Les experts estiment que cette mesure pourrait également relancer un marché immobilier en difficulté. De nombreux propriétaires hésitent aujourd’hui à vendre leur bien, craignant de devoir renégocier un prêt à des conditions nettement moins favorables. La portabilité des prêts pourrait ainsi fluidifier les transactions et stimuler l’économie immobilière.
Malgré ses avantages apparents pour les emprunteurs, la « transférabilité » des crédits se heurte à une forte opposition des banques. La Fédération bancaire française (FBF) a exprimé en mai 2024 ses réserves sur cette mesure, pointant notamment sa complexité technique et son impact potentiel sur les contraintes en capital des établissements financiers. Selon la FBF, cette pratique pourrait également générer des coûts supplémentaires pour les emprunteurs, contredisant son objectif initial.
Face à ces blocages, plusieurs acteurs appellent à un débat national. Loïc Cantin, président de la Fédération nationale de l’immobilier (FNAIM), milite pour une généralisation de la transférabilité et de la portabilité des prêts immobiliers. Il propose que ces dispositifs incluent également la possibilité pour un acquéreur de reprendre le prêt avantageux contracté par le vendeur.

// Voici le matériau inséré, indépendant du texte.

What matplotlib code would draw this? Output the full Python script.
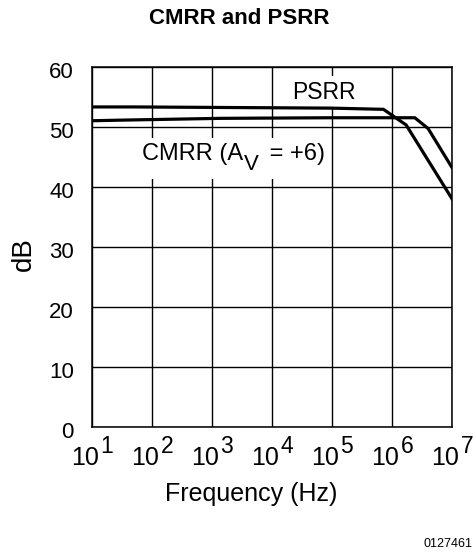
import matplotlib
matplotlib.use("Agg")
import matplotlib.pyplot as plt
import matplotlib.transforms as mtransforms
from matplotlib.patches import Rectangle
from matplotlib import font_manager

# ---- data ----
psrr_freq = [10, 50, 1e5, 7.2e5, 1.72e6, 1e7]
psrr_db = [53.3, 53.3, 53.1, 52.9, 50.3, 38.0]

cmrr_freq = [10, 30, 1.4e3, 1e5, 2.4e6, 4e6, 1e7]
cmrr_db = [51.0, 51.1, 51.4, 51.5, 51.5, 49.7, 43.2]

x_ticks = [1e1, 1e2, 1e3, 1e4, 1e5, 1e6, 1e7]
x_tick_base = "10"
x_tick_exps = ["1", "2", "3", "4", "5", "6", "7"]
y_ticks = [0, 10, 20, 30, 40, 50, 60]

title = "CMRR and PSRR"
x_label = "Frequency (Hz)"
y_label = "dB"
psrr_label = "PSRR"
cmrr_parts = ["CMRR (A", "V", " = +6)"]
code_label = "0127461"

# ---- fonts ----
base_font = "Liberation Sans"
try:
    font_manager.findfont(font_manager.FontProperties(family="Liberation Sans Narrow"),
                          fallback_to_default=False)
    narrow_font = "Liberation Sans Narrow"
    xtick_size = 21
    base_shift = 4
except Exception:
    narrow_font = base_font
    xtick_size = 18
    base_shift = 6.6

plt.rcParams["font.family"] = [base_font, "DejaVu Sans"]

W, H = 474, 552
fig = plt.figure(figsize=(W / 100, H / 100), dpi=100)
ax = fig.add_axes([92 / W, 1 - 427 / H, (452 - 92) / W, (427 - 66.7) / H])

ax.set_xscale("log")
ax.set_xlim(1e1, 1e7)
ax.set_ylim(0, 60)
ax.set_xticks(x_ticks, labels=[x_tick_base] * len(x_ticks))
ax.set_yticks(y_ticks)
ax.xaxis.set_minor_locator(matplotlib.ticker.NullLocator())

ax.grid(True, which="major", color="black", linewidth=1.0)
for s in ax.spines.values():
    s.set_linewidth(1.1)
    s.set_color("black")

ax.tick_params(axis="both", length=0)
ax.tick_params(axis="y", labelsize=16, pad=13)
ax.tick_params(axis="x", labelsize=xtick_size, pad=13.5, labelfontfamily=narrow_font)

y_off = mtransforms.ScaledTranslation(0, -3.5 / 100, fig.dpi_scale_trans)
for lab in ax.get_yticklabels():
    lab.set_transform(lab.get_transform() + y_off)
x_off = mtransforms.ScaledTranslation(-base_shift / 100, 0, fig.dpi_scale_trans)
for lab in ax.get_xticklabels():
    lab.set_transform(lab.get_transform() + x_off)

# superscript exponents of the x tick labels
for xt, e in zip(x_ticks, x_tick_exps):
    ax.annotate(e, xy=(xt, 0), xycoords=("data", "axes fraction"),
                xytext=(6.1, -5.6), textcoords="offset points",
                ha="left", va="top", fontsize=16.5, family=narrow_font,
                annotation_clip=False)

ax.plot(psrr_freq, psrr_db, color="black", linewidth=2.3, zorder=4,
        solid_joinstyle="miter")
ax.plot(cmrr_freq, cmrr_db, color="black", linewidth=2.3, zorder=4,
        solid_joinstyle="miter")

ax.text(7.44e4, 54.57, psrr_label, fontsize=16.5, ha="center", va="baseline",
        zorder=3, bbox=dict(facecolor="white", edgecolor="none", pad=3.5))

t1 = ax.text(67.4, 44.41, cmrr_parts[0], fontsize=17, ha="left",
             va="baseline", zorder=3)
t2 = ax.annotate(cmrr_parts[1], xy=(1, 0), xycoords=t1, xytext=(0.7, -7.1),
                 textcoords="offset points", ha="left", va="bottom",
                 fontsize=16, zorder=3)
t3 = ax.annotate(cmrr_parts[2], xy=(1, 0), xycoords=(t2, t1), xytext=(3.2, 0),
                 textcoords="offset points", ha="left", va="bottom",
                 fontsize=17, zorder=3)

ax.set_xlabel(x_label, fontsize=18)
ax.xaxis.set_label_coords((251.5 - 92) / 360, (426.7 - 482) / 360.3)
ax.set_ylabel(y_label, fontsize=20)
ax.yaxis.set_label_coords((37 - 92) / 360, (426.7 - 254) / 360.3)

fig.text(239 / W, 1 - 24 / H, title, fontsize=16, fontweight="bold",
         ha="center", va="baseline")
fig.text(473 / W, 1 - 547 / H, code_label, fontsize=9, ha="right", va="baseline")

# white box behind the CMRR label, sized from its rendered text
fig.canvas.draw()
r = fig.canvas.get_renderer()
bb = mtransforms.Bbox.union([t.get_window_extent(r) for t in (t1, t2, t3)])
bb = mtransforms.Bbox.from_extents(bb.x0 - 3, bb.y0 - 4, bb.x1 + 2, bb.y1 + 5)
bb_ax = bb.transformed(ax.transAxes.inverted())
ax.add_patch(Rectangle((bb_ax.x0, bb_ax.y0), bb_ax.width, bb_ax.height,
                       transform=ax.transAxes, facecolor="white",
                       edgecolor="none", zorder=2.6))

fig.savefig("out.png", dpi=100)
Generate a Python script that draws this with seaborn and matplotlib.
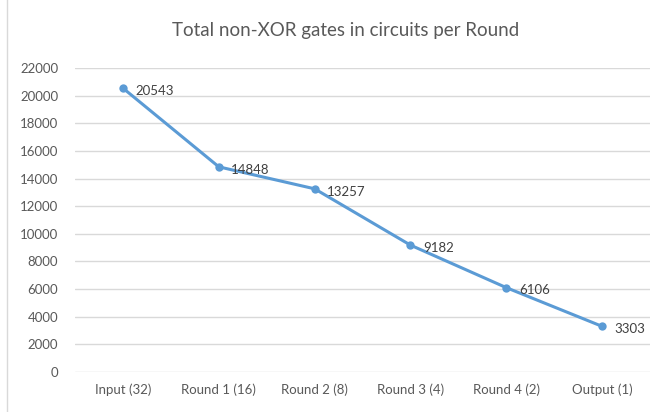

Le député Renaissance Damien Adam avait déposé en mai 2024 une proposition de loi en ce sens, mais la dissolution de l’Assemblée nationale a suspendu son examen. Loïc Cantin continue de plaider pour des discussions impliquant banques, régulateurs et responsables politiques afin d’évaluer la faisabilité et les impacts d’une telle réforme.
Si la transférabilité des crédits à taux bas pourrait représenter une réponse efficace à la crise immobilière, sa mise en œuvre reste incertaine. Entre les réticences des banques et les impératifs de stabilité financière, un équilibre devra être trouvé pour répondre aux attentes des emprunteurs sans compromettre la viabilité économique des établissements prêteurs. Le débat reste ouvert.